• [Exercise instructions]: Repeat all of the material exactly as given.
»»
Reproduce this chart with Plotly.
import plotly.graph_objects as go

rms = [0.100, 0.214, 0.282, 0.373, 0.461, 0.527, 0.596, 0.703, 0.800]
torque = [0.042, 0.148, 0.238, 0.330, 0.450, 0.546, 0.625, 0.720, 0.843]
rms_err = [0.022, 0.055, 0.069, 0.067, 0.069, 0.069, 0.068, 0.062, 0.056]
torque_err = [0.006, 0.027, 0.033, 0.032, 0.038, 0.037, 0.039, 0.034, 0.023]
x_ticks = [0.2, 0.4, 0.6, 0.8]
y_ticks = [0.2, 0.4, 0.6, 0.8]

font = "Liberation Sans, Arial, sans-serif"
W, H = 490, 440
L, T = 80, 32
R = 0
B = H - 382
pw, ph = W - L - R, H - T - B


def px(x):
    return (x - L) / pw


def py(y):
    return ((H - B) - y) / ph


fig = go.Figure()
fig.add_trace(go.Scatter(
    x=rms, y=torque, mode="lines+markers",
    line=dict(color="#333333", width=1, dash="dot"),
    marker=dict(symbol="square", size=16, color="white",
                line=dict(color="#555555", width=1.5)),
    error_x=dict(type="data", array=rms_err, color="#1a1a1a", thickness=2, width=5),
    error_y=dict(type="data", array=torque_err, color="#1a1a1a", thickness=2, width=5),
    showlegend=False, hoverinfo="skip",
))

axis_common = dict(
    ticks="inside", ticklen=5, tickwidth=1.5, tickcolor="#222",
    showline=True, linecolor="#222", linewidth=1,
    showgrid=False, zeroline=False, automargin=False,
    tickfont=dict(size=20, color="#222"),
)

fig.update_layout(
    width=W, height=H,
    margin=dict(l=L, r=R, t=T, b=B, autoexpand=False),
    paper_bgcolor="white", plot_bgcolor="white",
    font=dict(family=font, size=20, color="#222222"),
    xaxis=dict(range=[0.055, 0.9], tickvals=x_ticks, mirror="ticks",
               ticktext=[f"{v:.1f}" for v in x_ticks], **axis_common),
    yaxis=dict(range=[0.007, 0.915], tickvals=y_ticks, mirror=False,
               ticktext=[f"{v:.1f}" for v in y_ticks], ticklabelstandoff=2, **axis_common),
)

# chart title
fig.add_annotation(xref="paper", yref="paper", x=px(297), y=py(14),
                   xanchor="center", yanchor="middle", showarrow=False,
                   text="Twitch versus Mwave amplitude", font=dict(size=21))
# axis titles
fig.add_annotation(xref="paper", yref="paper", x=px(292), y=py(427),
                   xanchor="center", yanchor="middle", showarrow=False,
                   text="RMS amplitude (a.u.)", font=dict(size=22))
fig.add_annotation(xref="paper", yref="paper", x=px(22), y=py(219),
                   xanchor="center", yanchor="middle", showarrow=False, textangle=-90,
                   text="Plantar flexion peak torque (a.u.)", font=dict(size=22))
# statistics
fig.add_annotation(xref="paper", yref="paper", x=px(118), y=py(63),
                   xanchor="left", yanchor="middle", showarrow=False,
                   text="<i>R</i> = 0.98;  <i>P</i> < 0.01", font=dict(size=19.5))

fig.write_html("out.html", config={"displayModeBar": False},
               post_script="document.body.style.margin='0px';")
««
• [Complete answer]:
Reproduce this chart with Plotly.
import plotly.graph_objects as go

rms = [0.100, 0.214, 0.282, 0.373, 0.461, 0.527, 0.596, 0.703, 0.800]
torque = [0.042, 0.148, 0.238, 0.330, 0.450, 0.546, 0.625, 0.720, 0.843]
rms_err = [0.022, 0.055, 0.069, 0.067, 0.069, 0.069, 0.068, 0.062, 0.056]
torque_err = [0.006, 0.027, 0.033, 0.032, 0.038, 0.037, 0.039, 0.034, 0.023]
x_ticks = [0.2, 0.4, 0.6, 0.8]
y_ticks = [0.2, 0.4, 0.6, 0.8]

font = "Liberation Sans, Arial, sans-serif"
W, H = 490, 440
L, T = 80, 32
R = 0
B = H - 382
pw, ph = W - L - R, H - T - B


def px(x):
    return (x - L) / pw


def py(y):
    return ((H - B) - y) / ph


fig = go.Figure()
fig.add_trace(go.Scatter(
    x=rms, y=torque, mode="lines+markers",
    line=dict(color="#333333", width=1, dash="dot"),
    marker=dict(symbol="square", size=16, color="white",
                line=dict(color="#555555", width=1.5)),
    error_x=dict(type="data", array=rms_err, color="#1a1a1a", thickness=2, width=5),
    error_y=dict(type="data", array=torque_err, color="#1a1a1a", thickness=2, width=5),
    showlegend=False, hoverinfo="skip",
))

axis_common = dict(
    ticks="inside", ticklen=5, tickwidth=1.5, tickcolor="#222",
    showline=True, linecolor="#222", linewidth=1,
    showgrid=False, zeroline=False, automargin=False,
    tickfont=dict(size=20, color="#222"),
)

fig.update_layout(
    width=W, height=H,
    margin=dict(l=L, r=R, t=T, b=B, autoexpand=False),
    paper_bgcolor="white", plot_bgcolor="white",
    font=dict(family=font, size=20, color="#222222"),
    xaxis=dict(range=[0.055, 0.9], tickvals=x_ticks, mirror="ticks",
               ticktext=[f"{v:.1f}" for v in x_ticks], **axis_common),
    yaxis=dict(range=[0.007, 0.915], tickvals=y_ticks, mirror=False,
               ticktext=[f"{v:.1f}" for v in y_ticks], ticklabelstandoff=2, **axis_common),
)

# chart title
fig.add_annotation(xref="paper", yref="paper", x=px(297), y=py(14),
                   xanchor="center", yanchor="middle", showarrow=False,
                   text="Twitch versus Mwave amplitude", font=dict(size=21))
# axis titles
fig.add_annotation(xref="paper", yref="paper", x=px(292), y=py(427),
                   xanchor="center", yanchor="middle", showarrow=False,
                   text="RMS amplitude (a.u.)", font=dict(size=22))
fig.add_annotation(xref="paper", yref="paper", x=px(22), y=py(219),
                   xanchor="center", yanchor="middle", showarrow=False, textangle=-90,
                   text="Plantar flexion peak torque (a.u.)", font=dict(size=22))
# statistics
fig.add_annotation(xref="paper", yref="paper", x=px(118), y=py(63),
                   xanchor="left", yanchor="middle", showarrow=False,
                   text="<i>R</i> = 0.98;  <i>P</i> < 0.01", font=dict(size=19.5))

fig.write_html("out.html", config={"displayModeBar": False},
               post_script="document.body.style.margin='0px';")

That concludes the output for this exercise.